В Костроме состоялись выпускные экзамены для курсантов и присвоение званий. Сдав экзамены на «отлично», я получил помкомвзвода (три треугольника в петлицах), а позже, когда были введены новые звания высшим (генерал) и низшим командирам (ефрейтор, сержант, старший сержант) — я стал сержантом. Это звание так и осталось за мной — прибавилось «гвардии сержант» (когда уже в конце войны я попал в гвардейскую часть).

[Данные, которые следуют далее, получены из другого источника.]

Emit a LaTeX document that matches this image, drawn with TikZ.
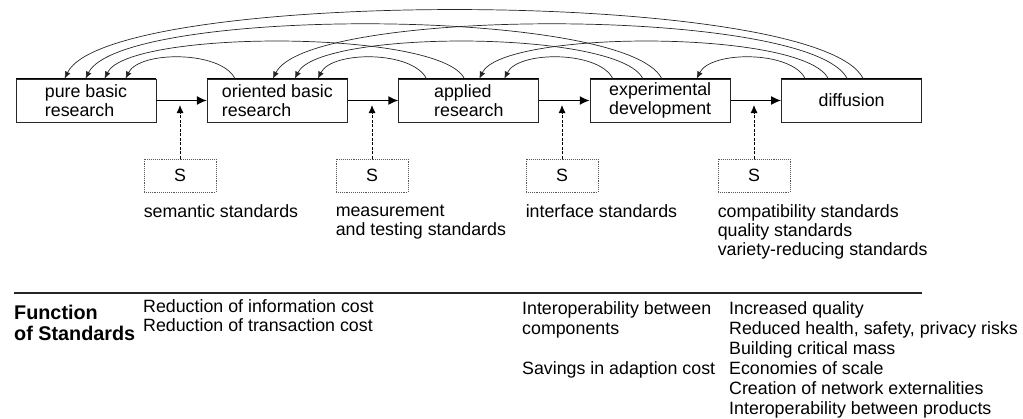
\documentclass[tikz,border=0pt]{standalone}
\usepackage{fontspec}
\setmainfont{Liberation Sans}
\usetikzlibrary{positioning,arrows.meta}
\begin{document}
\begin{tikzpicture}[x=1pt,y=-1pt,node distance=191.4pt]
\tikzstyle{stagebox} = [rectangle, draw=black!85, line width=0.9pt, minimum width=140pt, minimum height=43pt, inner sep=0pt, align=left, font=\fontsize{17.8}{19}\selectfont]
\tikzstyle{sbox} = [rectangle, draw=black!65, densely dotted, line width=0.9pt, minimum width=72pt, minimum height=33pt, font=\fontsize{17.8}{19}\selectfont]
\tikzstyle{stdlabel} = [inner sep=0pt, align=left, font=\fontsize{17.8}{19}\selectfont]
\tikzstyle{fnlabel} = [inner sep=0pt, align=left, anchor=north west, font=\fontsize{17.8}{20}\selectfont]
\tikzstyle{forward} = [-{Latex[length=10pt,width=9pt]}, line width=1.6pt]
\tikzstyle{feedback} = [-{Latex[length=7pt,width=6pt]}, line width=0.7pt, black!85]
\tikzstyle{feed} = [-{Latex[length=8pt,width=7pt]}, line width=0.9pt, dash pattern=on 3pt off 1.5pt]
\useasboundingbox (0,0) rectangle (1023,418);

% the five stages
\node (pb) [stagebox] at (86,100.5) {pure basic\\research};
\node (ob) [stagebox, right of=pb] {oriented basic\\research};
\node (ar) [stagebox, right of=ob] {applied\\research};
\node (ed) [stagebox, right of=ar] {experimental\\development};
\node (df) [stagebox, right of=ed] {diffusion};
\draw [line width=1.8pt] (pb.north west) -- (pb.north east);
\draw [line width=1.8pt] (ob.north west) -- (ob.north east);
\draw [line width=1.8pt] (ar.north west) -- (ar.north east);
\draw [line width=1.8pt] (ed.north west) -- (ed.north east);
\draw [line width=1.8pt] (df.north west) -- (df.north east);

\draw [forward] (pb) -- (ob);
\draw [forward] (ob) -- (ar);
\draw [forward] (ar) -- (ed);
\draw [forward] (ed) -- (df);

% feedback loops
\draw [feedback] ([xshift=28pt]ob.north west) .. controls +(-14,-28) and +(14,-28) .. ([xshift=110pt]pb.north west);
\draw [feedback] ([xshift=28pt]ar.north west) .. controls +(-14,-28) and +(14,-28) .. ([xshift=111pt]ob.north west);
\draw [feedback] ([xshift=23pt]ed.north west) .. controls +(-14,-28) and +(14,-28) .. ([xshift=106pt]ar.north west);
\draw [feedback] ([xshift=24pt]df.north west) .. controls +(-14,-28) and +(14,-28) .. ([xshift=107pt]ed.north west);
\draw [feedback] ([xshift=66pt]ar.north west) .. controls +(-24,-49) and +(24,-49) .. ([xshift=89pt]pb.north west);
\draw [feedback] ([xshift=53pt]ed.north west) .. controls +(-24,-49) and +(24,-49) .. ([xshift=88pt]ob.north west);
\draw [feedback] ([xshift=47pt]df.north west) .. controls +(-24,-49) and +(24,-49) .. ([xshift=81pt]ar.north west);
\draw [feedback] ([xshift=72pt]ed.north west) .. controls +(-36,-72) and +(36,-72) .. ([xshift=70pt]pb.north west);
\draw [feedback] ([xshift=66pt]df.north west) .. controls +(-36,-72) and +(36,-72) .. ([xshift=66pt]ob.north west);
\draw [feedback] ([xshift=82pt]df.north west) .. controls +(-45,-91) and +(45,-91) .. ([xshift=49pt]pb.north west);

% standards
\node (s1) [sbox] at (180,175.5) {S};
\node (s2) [sbox] at (372,175.5) {S};
\node (s3) [sbox] at (562,175.5) {S};
\node (s4) [sbox] at (754,175.5) {S};
\coordinate (t1) at (180,105);
\coordinate (t2) at (372,105);
\coordinate (t3) at (562,105);
\coordinate (t4) at (754,105);
\draw [feed] (s1) -- (t1);
\draw [feed] (s2) -- (t2);
\draw [feed] (s3) -- (t3);
\draw [feed] (s4) -- (t4);

\node (l1) [stdlabel, below right=12pt and 0pt of s1.south west] {semantic standards};
\node (l2) [stdlabel, below right=12pt and 0pt of s2.south west] {measurement\\and testing standards};
\node (l3) [stdlabel, below right=12pt and 0pt of s3.south west] {interface standards};
\node (l4) [stdlabel, below right=12pt and 0pt of s4.south west] {compatibility standards\\quality standards\\variety-reducing standards};

% function of standards
\draw [line width=1.3pt, black!85] (14,293) -- (922,293);
\node (fn) [fnlabel, font=\bfseries\fontsize{19.8}{21}\selectfont] at (14,305) {Function\\of Standards};
\node (f1) [fnlabel, font=\fontsize{17.8}{19.5}\selectfont] at (143,299) {Reduction of information cost\\Reduction of transaction cost};
\node (f2) [fnlabel] at (522,301) {Interoperability between\\components\\[20pt]Savings in adaption cost};
\node (f3) [fnlabel] at (729,301) {Increased quality\\Reduced health, safety, privacy risks\\Building critical mass\\Economies of scale\\Creation of network externalities\\Interoperability between products};
\end{tikzpicture}
\end{document}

После производства нас отправили в летние лагеря «Песочные» в 25 километрах по дороге на Ярославль, разбросанные в редком сосновом лесу по бокам шоссе. Вскоре появились и подчиненные — великовозрастные «дяди» из запаса, призванные на месячную переподготовку. В строю они пели песни 20-х годов и казались нам стариками. Среди них попадались любопытные типы: так, один набрал в вещевой мешок шишек по числу дней своей службы и ежедневно выкидывал по одной, считая, сколько осталось. Другой копил весь сахар, который получал на завтрак и ужин. Следует сказать, что с продуктами тогда было туговато — в городе у хлебных магазинов были очереди. Даже нам в армии ввели хлебную норму — один килограмм в день. До этого хлеб стоял на столах вволю и, мы, что греха таить, относились к нему безразлично, бывало, что и кидали друг в друга толсто нарезанные куски ржаного хлеба. Был введен один «сухой» день в неделю, он же вегетарианский. «Сухой» потому, что готовили из концентратов, а вместо мяса — рыбные консервы или сушеная вобла. Из нововведений тех времен — штрафные роты, куда отправляли даже за мелкие провинности вроде опоздания из увольнения или отпуска.